WHAT IS BEING ASKED: Transcribe the listing exactly, leaving out every picture.
#### MATERIAL
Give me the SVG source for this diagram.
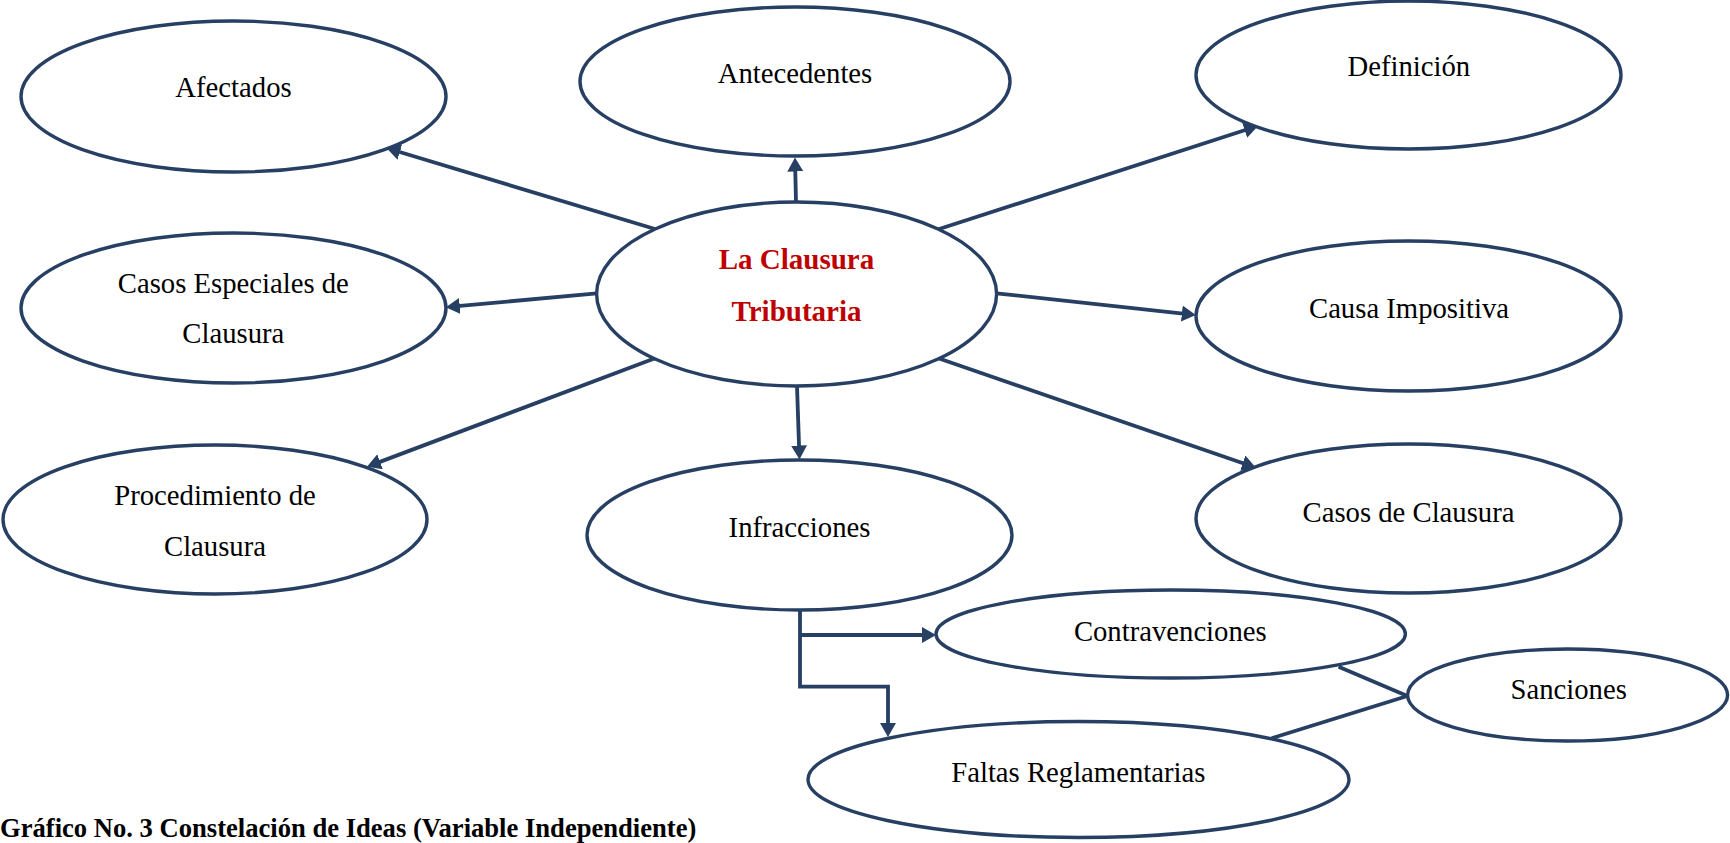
<svg xmlns="http://www.w3.org/2000/svg" width="1730" height="843" viewBox="0 0 1730 843">
<style>
  .node ellipse { fill: #ffffff; stroke: #263f63; stroke-width: 3.4; }
  .node text { font-family: "Liberation Serif", "Times New Roman", serif; font-size: 28.7px; fill: #000000; text-anchor: middle; }
  .node text.main { font-weight: bold; fill: #c00000; font-size: 29px; }
  .conn line, .conn polyline { stroke: #263f63; stroke-width: 3.8; fill: none; }
  .caption { font-family: "Liberation Serif", "Times New Roman", serif; font-size: 26.6px; font-weight: bold; fill: #000000; }
</style>
<defs>
  <marker id="arrow" viewBox="0 0 14 16" markerWidth="14" markerHeight="16" refX="8" refY="8" orient="auto" markerUnits="userSpaceOnUse">
    <path d="M0,0 L14,8 L0,16 z" fill="#263f63"/>
  </marker>
</defs>
<rect x="0" y="0" width="1730" height="843" fill="#ffffff"/>
<g id="connectors" class="conn">
  <line x1="655" y1="229" x2="392.2" y2="149.7" marker-end="url(#arrow)"/>
  <line x1="796" y1="202" x2="795.1" y2="163.5" marker-end="url(#arrow)"/>
  <line x1="938.4" y1="229.3" x2="1252.3" y2="127.8" marker-end="url(#arrow)"/>
  <line x1="596.7" y1="293.3" x2="451.8" y2="306.7" marker-end="url(#arrow)"/>
  <line x1="996.6" y1="293.3" x2="1189.8" y2="314.4" marker-end="url(#arrow)"/>
  <line x1="655" y1="358.3" x2="372.6" y2="464.6" marker-end="url(#arrow)"/>
  <line x1="797" y1="386" x2="799.3" y2="453.5" marker-end="url(#arrow)"/>
  <line x1="938.4" y1="358.3" x2="1250.3" y2="465.7" marker-end="url(#arrow)"/>
  <polyline points="800,610 800,686.7 888,686.7 888,731" marker-end="url(#arrow)"/>
  <line x1="800" y1="635" x2="930" y2="635" marker-end="url(#arrow)"/>
  <line x1="1338.6" y1="666.7" x2="1407.4" y2="696"/>
  <line x1="1271.6" y1="738.3" x2="1407.4" y2="696"/>
</g>
<g id="node-afectados" class="node">
  <ellipse cx="233.5" cy="96.5" rx="212.5" ry="75.5"/>
  <text x="233.5" y="97.3">Afectados</text>
</g>
<g id="node-antecedentes" class="node">
  <ellipse cx="795" cy="81.5" rx="215" ry="74.5"/>
  <text x="795" y="83.3">Antecedentes</text>
</g>
<g id="node-definicion" class="node">
  <ellipse cx="1408.5" cy="75" rx="212.5" ry="74"/>
  <text x="1408.8" y="76">Definición</text>
</g>
<g id="node-casos-especiales" class="node">
  <ellipse cx="233.5" cy="308" rx="212.5" ry="75"/>
  <text x="233.3" y="293.3">Casos Especiales de</text>
  <text x="233.3" y="343.3">Clausura</text>
</g>
<g id="node-center" class="node">
  <ellipse cx="796.6" cy="294" rx="200" ry="92"/>
  <text class="main" x="796.5" y="269.3">La Clausura</text>
  <text class="main" x="796.5" y="320.7">Tributaria</text>
</g>
<g id="node-causa" class="node">
  <ellipse cx="1408.5" cy="316" rx="212.5" ry="75"/>
  <text x="1409" y="318.3">Causa Impositiva</text>
</g>
<g id="node-procedimiento" class="node">
  <ellipse cx="215" cy="519.5" rx="212" ry="74.5"/>
  <text x="215" y="505">Procedimiento de</text>
  <text x="215" y="555.7">Clausura</text>
</g>
<g id="node-infracciones" class="node">
  <ellipse cx="799.5" cy="535" rx="212.5" ry="75"/>
  <text x="799.5" y="536.7">Infracciones</text>
</g>
<g id="node-casos-clausura" class="node">
  <ellipse cx="1408.5" cy="518.5" rx="212.5" ry="74.5"/>
  <text x="1408.5" y="521.7">Casos de Clausura</text>
</g>
<g id="node-contravenciones" class="node">
  <ellipse cx="1170.7" cy="634" rx="234.7" ry="44"/>
  <text x="1170.3" y="640.7">Contravenciones</text>
</g>
<g id="node-sanciones" class="node">
  <ellipse cx="1567.6" cy="695" rx="160" ry="46"/>
  <text x="1568.7" y="699.3">Sanciones</text>
</g>
<g id="node-faltas" class="node">
  <ellipse cx="1078.5" cy="779.5" rx="270.5" ry="58"/>
  <text x="1078.3" y="782.3">Faltas Reglamentarias</text>
</g>
<text class="caption" x="0" y="837">Gráfico No. 3 Constelación de Ideas (Variable Independiente)</text>
</svg>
########
IN RESPONSE:
Give me the SVG source for this diagram.
<svg xmlns="http://www.w3.org/2000/svg" width="1730" height="843" viewBox="0 0 1730 843">
<style>
  .node ellipse { fill: #ffffff; stroke: #263f63; stroke-width: 3.4; }
  .node text { font-family: "Liberation Serif", "Times New Roman", serif; font-size: 28.7px; fill: #000000; text-anchor: middle; }
  .node text.main { font-weight: bold; fill: #c00000; font-size: 29px; }
  .conn line, .conn polyline { stroke: #263f63; stroke-width: 3.8; fill: none; }
  .caption { font-family: "Liberation Serif", "Times New Roman", serif; font-size: 26.6px; font-weight: bold; fill: #000000; }
</style>
<defs>
  <marker id="arrow" viewBox="0 0 14 16" markerWidth="14" markerHeight="16" refX="8" refY="8" orient="auto" markerUnits="userSpaceOnUse">
    <path d="M0,0 L14,8 L0,16 z" fill="#263f63"/>
  </marker>
</defs>
<rect x="0" y="0" width="1730" height="843" fill="#ffffff"/>
<g id="connectors" class="conn">
  <line x1="655" y1="229" x2="392.2" y2="149.7" marker-end="url(#arrow)"/>
  <line x1="796" y1="202" x2="795.1" y2="163.5" marker-end="url(#arrow)"/>
  <line x1="938.4" y1="229.3" x2="1252.3" y2="127.8" marker-end="url(#arrow)"/>
  <line x1="596.7" y1="293.3" x2="451.8" y2="306.7" marker-end="url(#arrow)"/>
  <line x1="996.6" y1="293.3" x2="1189.8" y2="314.4" marker-end="url(#arrow)"/>
  <line x1="655" y1="358.3" x2="372.6" y2="464.6" marker-end="url(#arrow)"/>
  <line x1="797" y1="386" x2="799.3" y2="453.5" marker-end="url(#arrow)"/>
  <line x1="938.4" y1="358.3" x2="1250.3" y2="465.7" marker-end="url(#arrow)"/>
  <polyline points="800,610 800,686.7 888,686.7 888,731" marker-end="url(#arrow)"/>
  <line x1="800" y1="635" x2="930" y2="635" marker-end="url(#arrow)"/>
  <line x1="1338.6" y1="666.7" x2="1407.4" y2="696"/>
  <line x1="1271.6" y1="738.3" x2="1407.4" y2="696"/>
</g>
<g id="node-afectados" class="node">
  <ellipse cx="233.5" cy="96.5" rx="212.5" ry="75.5"/>
  <text x="233.5" y="97.3">Afectados</text>
</g>
<g id="node-antecedentes" class="node">
  <ellipse cx="795" cy="81.5" rx="215" ry="74.5"/>
  <text x="795" y="83.3">Antecedentes</text>
</g>
<g id="node-definicion" class="node">
  <ellipse cx="1408.5" cy="75" rx="212.5" ry="74"/>
  <text x="1408.8" y="76">Definición</text>
</g>
<g id="node-casos-especiales" class="node">
  <ellipse cx="233.5" cy="308" rx="212.5" ry="75"/>
  <text x="233.3" y="293.3">Casos Especiales de</text>
  <text x="233.3" y="343.3">Clausura</text>
</g>
<g id="node-center" class="node">
  <ellipse cx="796.6" cy="294" rx="200" ry="92"/>
  <text class="main" x="796.5" y="269.3">La Clausura</text>
  <text class="main" x="796.5" y="320.7">Tributaria</text>
</g>
<g id="node-causa" class="node">
  <ellipse cx="1408.5" cy="316" rx="212.5" ry="75"/>
  <text x="1409" y="318.3">Causa Impositiva</text>
</g>
<g id="node-procedimiento" class="node">
  <ellipse cx="215" cy="519.5" rx="212" ry="74.5"/>
  <text x="215" y="505">Procedimiento de</text>
  <text x="215" y="555.7">Clausura</text>
</g>
<g id="node-infracciones" class="node">
  <ellipse cx="799.5" cy="535" rx="212.5" ry="75"/>
  <text x="799.5" y="536.7">Infracciones</text>
</g>
<g id="node-casos-clausura" class="node">
  <ellipse cx="1408.5" cy="518.5" rx="212.5" ry="74.5"/>
  <text x="1408.5" y="521.7">Casos de Clausura</text>
</g>
<g id="node-contravenciones" class="node">
  <ellipse cx="1170.7" cy="634" rx="234.7" ry="44"/>
  <text x="1170.3" y="640.7">Contravenciones</text>
</g>
<g id="node-sanciones" class="node">
  <ellipse cx="1567.6" cy="695" rx="160" ry="46"/>
  <text x="1568.7" y="699.3">Sanciones</text>
</g>
<g id="node-faltas" class="node">
  <ellipse cx="1078.5" cy="779.5" rx="270.5" ry="58"/>
  <text x="1078.3" y="782.3">Faltas Reglamentarias</text>
</g>
<text class="caption" x="0" y="837">Gráfico No. 3 Constelación de Ideas (Variable Independiente)</text>
</svg>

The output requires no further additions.